**Exercise requirements:**
Every line from the start of the entries up to and including the one bearing "96.0), (2.0, 27.5)]" must be printed verbatim, without the pictures.

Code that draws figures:
******************************
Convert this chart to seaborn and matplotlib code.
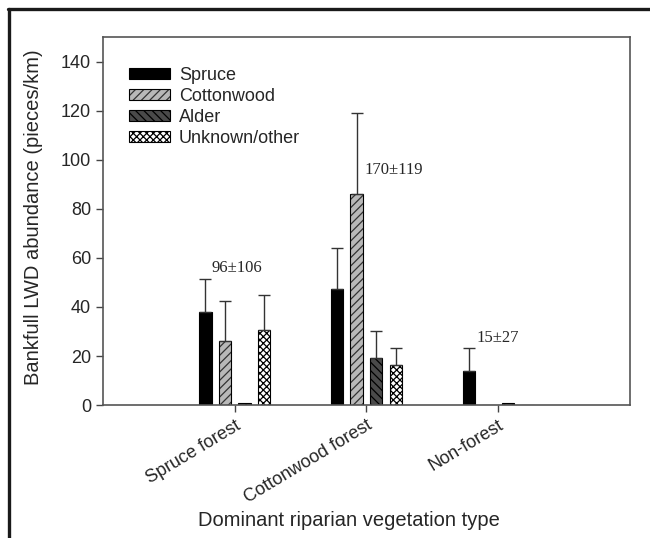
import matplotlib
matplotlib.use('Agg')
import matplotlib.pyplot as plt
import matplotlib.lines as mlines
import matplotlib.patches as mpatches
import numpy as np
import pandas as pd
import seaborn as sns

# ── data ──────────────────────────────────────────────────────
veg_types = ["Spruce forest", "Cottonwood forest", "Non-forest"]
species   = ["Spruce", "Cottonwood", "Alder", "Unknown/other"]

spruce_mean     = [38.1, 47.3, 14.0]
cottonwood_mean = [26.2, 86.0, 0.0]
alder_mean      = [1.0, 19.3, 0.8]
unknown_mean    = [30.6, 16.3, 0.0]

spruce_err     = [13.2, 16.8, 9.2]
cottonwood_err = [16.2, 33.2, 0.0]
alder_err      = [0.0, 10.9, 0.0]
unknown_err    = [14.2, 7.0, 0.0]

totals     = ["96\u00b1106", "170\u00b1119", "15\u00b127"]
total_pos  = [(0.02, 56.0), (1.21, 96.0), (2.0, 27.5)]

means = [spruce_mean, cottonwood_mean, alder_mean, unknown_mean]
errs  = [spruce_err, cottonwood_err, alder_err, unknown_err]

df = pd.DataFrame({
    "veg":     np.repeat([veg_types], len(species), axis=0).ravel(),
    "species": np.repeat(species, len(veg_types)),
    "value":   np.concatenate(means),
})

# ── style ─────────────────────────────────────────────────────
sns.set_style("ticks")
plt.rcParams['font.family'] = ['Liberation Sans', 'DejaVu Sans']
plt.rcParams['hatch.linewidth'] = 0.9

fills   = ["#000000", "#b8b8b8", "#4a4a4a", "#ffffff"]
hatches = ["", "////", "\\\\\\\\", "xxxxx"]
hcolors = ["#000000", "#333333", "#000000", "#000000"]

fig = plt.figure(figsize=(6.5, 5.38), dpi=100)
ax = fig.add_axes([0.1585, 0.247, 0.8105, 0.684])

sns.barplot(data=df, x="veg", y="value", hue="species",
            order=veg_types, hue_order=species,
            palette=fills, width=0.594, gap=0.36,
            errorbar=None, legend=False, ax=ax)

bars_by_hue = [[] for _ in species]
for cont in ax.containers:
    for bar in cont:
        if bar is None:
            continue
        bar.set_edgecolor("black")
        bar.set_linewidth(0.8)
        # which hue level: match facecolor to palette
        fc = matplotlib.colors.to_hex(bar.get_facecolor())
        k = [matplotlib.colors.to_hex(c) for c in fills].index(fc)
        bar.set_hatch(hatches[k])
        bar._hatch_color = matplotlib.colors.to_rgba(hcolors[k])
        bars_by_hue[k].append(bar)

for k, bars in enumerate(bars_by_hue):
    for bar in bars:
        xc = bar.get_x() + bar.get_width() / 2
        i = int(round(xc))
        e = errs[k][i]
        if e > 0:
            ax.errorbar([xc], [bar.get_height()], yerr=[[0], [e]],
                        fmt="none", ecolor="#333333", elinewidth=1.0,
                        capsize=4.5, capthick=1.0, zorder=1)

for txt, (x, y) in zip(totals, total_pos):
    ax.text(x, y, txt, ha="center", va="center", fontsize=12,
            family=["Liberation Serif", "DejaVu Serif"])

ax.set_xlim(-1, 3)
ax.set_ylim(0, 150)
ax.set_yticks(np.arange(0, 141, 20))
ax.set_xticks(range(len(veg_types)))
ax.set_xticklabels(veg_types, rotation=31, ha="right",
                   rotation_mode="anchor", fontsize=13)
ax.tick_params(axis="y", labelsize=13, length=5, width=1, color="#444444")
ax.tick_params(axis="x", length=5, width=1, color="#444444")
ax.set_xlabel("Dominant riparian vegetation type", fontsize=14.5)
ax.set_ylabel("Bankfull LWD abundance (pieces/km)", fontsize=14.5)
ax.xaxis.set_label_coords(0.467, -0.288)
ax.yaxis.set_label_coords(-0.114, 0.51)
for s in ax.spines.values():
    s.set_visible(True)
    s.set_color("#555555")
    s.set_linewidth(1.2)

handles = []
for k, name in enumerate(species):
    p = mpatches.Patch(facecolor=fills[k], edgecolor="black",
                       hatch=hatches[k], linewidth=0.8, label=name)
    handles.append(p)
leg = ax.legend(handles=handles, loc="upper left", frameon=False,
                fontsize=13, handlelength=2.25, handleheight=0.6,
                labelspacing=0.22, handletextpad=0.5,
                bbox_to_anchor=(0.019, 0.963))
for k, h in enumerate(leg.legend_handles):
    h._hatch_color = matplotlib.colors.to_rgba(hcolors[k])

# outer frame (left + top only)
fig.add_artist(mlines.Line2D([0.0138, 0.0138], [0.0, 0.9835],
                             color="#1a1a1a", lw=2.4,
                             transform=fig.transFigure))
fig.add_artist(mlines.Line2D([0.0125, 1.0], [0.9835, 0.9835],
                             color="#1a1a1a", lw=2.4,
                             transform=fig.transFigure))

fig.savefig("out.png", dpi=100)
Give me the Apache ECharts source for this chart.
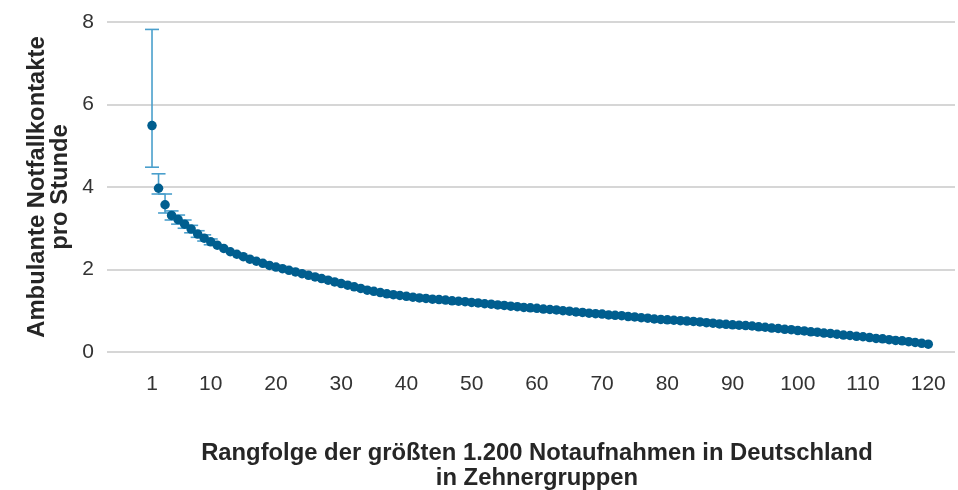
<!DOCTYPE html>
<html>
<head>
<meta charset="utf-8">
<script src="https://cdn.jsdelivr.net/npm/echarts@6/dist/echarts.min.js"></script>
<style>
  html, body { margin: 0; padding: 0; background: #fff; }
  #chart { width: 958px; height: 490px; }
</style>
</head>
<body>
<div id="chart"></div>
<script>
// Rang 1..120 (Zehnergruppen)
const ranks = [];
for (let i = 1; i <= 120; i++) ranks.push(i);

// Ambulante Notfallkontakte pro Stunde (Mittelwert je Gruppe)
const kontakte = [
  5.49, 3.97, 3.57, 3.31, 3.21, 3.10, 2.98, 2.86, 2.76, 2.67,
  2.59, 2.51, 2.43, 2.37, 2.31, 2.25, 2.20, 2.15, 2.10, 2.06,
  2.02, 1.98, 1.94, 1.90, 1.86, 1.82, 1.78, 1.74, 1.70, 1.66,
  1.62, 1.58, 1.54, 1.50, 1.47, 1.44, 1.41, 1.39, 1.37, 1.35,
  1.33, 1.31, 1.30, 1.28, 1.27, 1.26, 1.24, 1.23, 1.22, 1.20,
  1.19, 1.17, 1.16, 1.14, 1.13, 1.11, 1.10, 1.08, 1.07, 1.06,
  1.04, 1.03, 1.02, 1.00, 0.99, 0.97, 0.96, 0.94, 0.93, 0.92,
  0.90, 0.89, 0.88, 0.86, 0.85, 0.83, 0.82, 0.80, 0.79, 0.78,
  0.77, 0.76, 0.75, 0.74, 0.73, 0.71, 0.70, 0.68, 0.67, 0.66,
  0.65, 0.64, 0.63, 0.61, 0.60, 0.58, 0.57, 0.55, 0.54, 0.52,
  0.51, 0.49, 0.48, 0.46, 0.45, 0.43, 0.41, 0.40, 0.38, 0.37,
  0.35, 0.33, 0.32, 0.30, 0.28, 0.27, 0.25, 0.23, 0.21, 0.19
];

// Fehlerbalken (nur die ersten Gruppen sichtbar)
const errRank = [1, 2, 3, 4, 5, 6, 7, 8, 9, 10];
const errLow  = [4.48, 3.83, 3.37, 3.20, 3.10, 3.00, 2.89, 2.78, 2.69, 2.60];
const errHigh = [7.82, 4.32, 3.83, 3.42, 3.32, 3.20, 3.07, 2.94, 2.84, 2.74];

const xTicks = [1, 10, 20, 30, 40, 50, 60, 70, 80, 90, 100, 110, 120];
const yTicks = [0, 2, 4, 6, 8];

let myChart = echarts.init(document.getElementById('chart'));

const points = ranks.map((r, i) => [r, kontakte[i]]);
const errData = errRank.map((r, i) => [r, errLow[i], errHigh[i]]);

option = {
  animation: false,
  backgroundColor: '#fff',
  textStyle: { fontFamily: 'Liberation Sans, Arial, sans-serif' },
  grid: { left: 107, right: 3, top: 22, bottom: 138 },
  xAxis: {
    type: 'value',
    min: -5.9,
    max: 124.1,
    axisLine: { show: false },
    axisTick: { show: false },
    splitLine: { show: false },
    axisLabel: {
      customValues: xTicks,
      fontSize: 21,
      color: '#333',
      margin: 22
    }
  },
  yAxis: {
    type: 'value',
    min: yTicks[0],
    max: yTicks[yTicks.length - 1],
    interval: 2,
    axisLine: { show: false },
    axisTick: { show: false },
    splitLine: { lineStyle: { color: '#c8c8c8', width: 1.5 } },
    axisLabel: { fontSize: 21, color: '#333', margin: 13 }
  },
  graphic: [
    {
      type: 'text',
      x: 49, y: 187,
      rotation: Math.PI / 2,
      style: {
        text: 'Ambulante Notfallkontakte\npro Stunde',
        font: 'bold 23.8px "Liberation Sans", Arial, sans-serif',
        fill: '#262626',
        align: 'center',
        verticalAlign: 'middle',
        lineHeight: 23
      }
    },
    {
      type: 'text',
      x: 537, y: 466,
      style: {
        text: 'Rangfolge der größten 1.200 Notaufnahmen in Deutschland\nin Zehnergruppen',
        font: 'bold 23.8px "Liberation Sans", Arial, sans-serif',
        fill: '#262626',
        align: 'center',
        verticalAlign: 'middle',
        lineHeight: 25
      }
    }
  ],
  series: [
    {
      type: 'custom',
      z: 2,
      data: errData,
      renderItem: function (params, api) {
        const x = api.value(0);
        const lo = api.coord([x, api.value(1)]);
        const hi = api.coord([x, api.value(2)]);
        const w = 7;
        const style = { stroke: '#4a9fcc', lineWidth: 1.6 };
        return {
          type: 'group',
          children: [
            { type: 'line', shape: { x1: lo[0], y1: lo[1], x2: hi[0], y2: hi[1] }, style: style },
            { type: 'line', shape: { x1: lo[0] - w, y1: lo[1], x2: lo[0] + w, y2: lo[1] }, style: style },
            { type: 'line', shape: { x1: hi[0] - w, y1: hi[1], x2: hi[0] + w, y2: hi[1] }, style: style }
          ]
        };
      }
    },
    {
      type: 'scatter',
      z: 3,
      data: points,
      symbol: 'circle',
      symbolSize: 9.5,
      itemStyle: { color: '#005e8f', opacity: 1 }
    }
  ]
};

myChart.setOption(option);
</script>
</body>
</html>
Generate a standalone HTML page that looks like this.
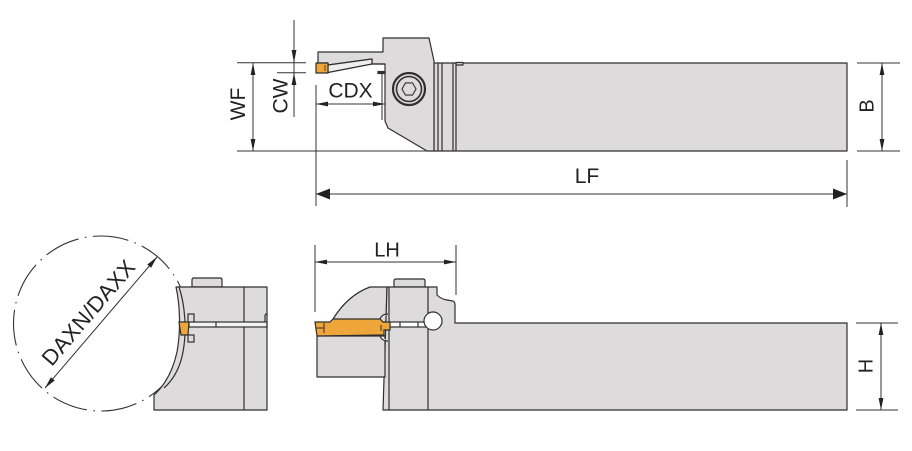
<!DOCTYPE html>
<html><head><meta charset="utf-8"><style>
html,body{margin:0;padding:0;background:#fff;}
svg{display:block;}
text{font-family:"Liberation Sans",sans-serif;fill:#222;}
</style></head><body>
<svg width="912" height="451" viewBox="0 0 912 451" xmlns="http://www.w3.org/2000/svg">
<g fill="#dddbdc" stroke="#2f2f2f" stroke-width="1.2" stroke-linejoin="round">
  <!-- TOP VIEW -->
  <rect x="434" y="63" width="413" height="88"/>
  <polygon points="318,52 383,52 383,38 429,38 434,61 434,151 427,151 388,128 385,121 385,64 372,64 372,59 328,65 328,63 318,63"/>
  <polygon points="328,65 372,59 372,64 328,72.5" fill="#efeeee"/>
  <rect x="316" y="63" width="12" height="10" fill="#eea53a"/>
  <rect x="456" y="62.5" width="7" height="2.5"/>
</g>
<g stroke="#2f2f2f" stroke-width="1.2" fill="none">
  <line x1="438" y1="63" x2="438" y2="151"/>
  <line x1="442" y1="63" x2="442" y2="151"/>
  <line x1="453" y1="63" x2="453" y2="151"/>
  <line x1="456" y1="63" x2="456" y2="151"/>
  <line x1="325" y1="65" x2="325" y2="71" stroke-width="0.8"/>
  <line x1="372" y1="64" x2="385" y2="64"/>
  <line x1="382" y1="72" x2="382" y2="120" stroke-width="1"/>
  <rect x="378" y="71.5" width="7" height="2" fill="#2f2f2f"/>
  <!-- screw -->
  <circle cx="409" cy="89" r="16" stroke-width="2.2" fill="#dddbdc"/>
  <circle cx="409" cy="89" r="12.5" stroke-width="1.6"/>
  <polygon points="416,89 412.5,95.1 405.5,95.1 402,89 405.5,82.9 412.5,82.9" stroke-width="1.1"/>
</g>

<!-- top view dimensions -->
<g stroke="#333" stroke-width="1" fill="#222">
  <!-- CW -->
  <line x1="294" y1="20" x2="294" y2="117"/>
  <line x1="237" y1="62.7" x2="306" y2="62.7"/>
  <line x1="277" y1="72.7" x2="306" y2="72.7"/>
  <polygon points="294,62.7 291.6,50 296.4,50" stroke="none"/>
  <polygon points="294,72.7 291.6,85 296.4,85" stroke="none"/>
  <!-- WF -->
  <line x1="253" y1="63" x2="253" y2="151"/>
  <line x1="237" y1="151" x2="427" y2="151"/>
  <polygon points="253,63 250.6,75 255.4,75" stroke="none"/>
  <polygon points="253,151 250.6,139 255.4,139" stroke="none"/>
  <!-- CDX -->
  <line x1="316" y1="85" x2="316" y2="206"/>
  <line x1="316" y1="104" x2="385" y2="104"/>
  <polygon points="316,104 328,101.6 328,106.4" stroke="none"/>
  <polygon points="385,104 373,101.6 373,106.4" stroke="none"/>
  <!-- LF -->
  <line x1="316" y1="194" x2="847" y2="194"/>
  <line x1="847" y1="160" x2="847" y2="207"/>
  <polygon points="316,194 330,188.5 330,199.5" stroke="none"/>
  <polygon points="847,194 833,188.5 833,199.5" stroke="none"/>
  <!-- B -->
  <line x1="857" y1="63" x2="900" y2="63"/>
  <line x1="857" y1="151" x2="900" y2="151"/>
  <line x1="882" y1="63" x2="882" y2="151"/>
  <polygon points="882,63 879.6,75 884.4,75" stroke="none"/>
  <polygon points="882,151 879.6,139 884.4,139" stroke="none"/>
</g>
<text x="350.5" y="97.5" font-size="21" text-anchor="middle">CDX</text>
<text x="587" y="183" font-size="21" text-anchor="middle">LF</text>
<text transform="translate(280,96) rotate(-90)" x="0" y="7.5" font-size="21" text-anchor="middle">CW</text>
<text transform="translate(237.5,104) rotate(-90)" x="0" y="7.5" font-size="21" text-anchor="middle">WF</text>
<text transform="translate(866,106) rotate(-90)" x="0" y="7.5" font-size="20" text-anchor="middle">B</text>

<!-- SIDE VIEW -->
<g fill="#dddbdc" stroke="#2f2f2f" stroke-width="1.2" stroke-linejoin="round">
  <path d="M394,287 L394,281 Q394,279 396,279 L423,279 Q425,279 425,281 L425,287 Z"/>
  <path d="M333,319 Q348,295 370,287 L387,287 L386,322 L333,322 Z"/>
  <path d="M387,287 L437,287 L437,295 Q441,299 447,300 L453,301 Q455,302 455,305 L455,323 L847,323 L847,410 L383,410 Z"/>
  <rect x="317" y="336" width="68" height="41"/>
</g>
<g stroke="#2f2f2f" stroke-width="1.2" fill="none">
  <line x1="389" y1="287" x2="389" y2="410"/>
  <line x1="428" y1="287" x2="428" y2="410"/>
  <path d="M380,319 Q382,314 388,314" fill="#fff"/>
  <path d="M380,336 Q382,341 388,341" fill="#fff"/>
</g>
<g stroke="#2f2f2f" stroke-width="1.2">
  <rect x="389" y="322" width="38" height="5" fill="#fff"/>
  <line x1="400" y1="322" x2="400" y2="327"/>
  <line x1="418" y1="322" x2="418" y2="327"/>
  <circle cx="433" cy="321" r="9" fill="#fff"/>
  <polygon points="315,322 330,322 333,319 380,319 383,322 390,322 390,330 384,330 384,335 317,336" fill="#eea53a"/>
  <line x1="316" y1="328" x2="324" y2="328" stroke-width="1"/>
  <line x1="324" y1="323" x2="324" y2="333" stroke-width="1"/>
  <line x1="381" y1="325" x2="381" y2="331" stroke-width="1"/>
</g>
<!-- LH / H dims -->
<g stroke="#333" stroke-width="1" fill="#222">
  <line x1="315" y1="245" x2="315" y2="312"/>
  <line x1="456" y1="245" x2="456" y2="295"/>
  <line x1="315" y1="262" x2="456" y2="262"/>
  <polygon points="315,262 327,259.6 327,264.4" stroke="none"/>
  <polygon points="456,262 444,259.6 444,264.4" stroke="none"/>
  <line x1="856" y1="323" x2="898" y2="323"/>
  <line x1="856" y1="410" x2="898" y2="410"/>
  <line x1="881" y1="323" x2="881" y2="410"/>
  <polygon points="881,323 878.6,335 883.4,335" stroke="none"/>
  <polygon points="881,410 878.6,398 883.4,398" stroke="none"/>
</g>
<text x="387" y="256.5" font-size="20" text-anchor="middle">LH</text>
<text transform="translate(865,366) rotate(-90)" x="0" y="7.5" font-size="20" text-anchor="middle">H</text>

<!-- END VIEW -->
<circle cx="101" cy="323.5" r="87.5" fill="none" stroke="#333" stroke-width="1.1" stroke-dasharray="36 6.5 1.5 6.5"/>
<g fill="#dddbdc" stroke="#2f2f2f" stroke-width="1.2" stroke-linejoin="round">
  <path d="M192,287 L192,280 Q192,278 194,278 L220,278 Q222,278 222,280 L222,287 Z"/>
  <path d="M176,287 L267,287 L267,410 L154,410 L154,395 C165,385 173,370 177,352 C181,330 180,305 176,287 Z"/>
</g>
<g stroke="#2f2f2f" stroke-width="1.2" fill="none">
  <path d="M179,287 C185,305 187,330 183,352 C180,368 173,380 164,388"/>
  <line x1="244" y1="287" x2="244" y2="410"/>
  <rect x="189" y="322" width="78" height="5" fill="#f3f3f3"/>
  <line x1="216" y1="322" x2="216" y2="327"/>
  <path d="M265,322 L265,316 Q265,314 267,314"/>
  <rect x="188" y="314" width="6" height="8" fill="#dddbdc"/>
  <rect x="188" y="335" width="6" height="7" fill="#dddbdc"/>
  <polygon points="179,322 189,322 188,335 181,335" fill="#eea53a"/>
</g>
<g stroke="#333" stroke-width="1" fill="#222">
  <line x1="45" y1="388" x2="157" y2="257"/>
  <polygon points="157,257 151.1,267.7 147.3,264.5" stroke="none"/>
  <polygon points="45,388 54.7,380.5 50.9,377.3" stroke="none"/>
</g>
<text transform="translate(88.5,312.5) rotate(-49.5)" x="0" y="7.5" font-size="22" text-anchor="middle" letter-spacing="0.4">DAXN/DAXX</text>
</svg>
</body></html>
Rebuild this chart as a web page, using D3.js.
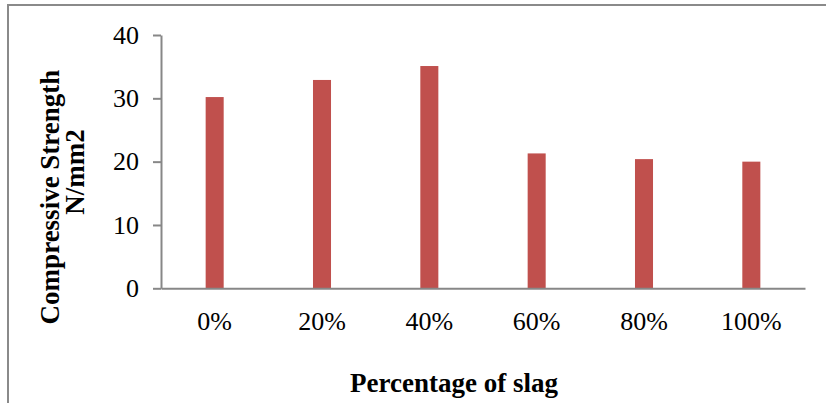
******************************
**Right answer:**
Convert this chart to seaborn and matplotlib code.
import matplotlib
matplotlib.use('Agg')
import matplotlib.pyplot as plt
import matplotlib.lines as mlines
import matplotlib.patches as mpatches
import numpy as np
import pandas as pd
import seaborn as sns

# ── data ──────────────────────────────────────────────────────
veg_types = ["Spruce forest", "Cottonwood forest", "Non-forest"]
species   = ["Spruce", "Cottonwood", "Alder", "Unknown/other"]

spruce_mean     = [38.1, 47.3, 14.0]
cottonwood_mean = [26.2, 86.0, 0.0]
alder_mean      = [1.0, 19.3, 0.8]
unknown_mean    = [30.6, 16.3, 0.0]

spruce_err     = [13.2, 16.8, 9.2]
cottonwood_err = [16.2, 33.2, 0.0]
alder_err      = [0.0, 10.9, 0.0]
unknown_err    = [14.2, 7.0, 0.0]

totals     = ["96\u00b1106", "170\u00b1119", "15\u00b127"]
total_pos  = [(0.02, 56.0), (1.21, 96.0), (2.0, 27.5)]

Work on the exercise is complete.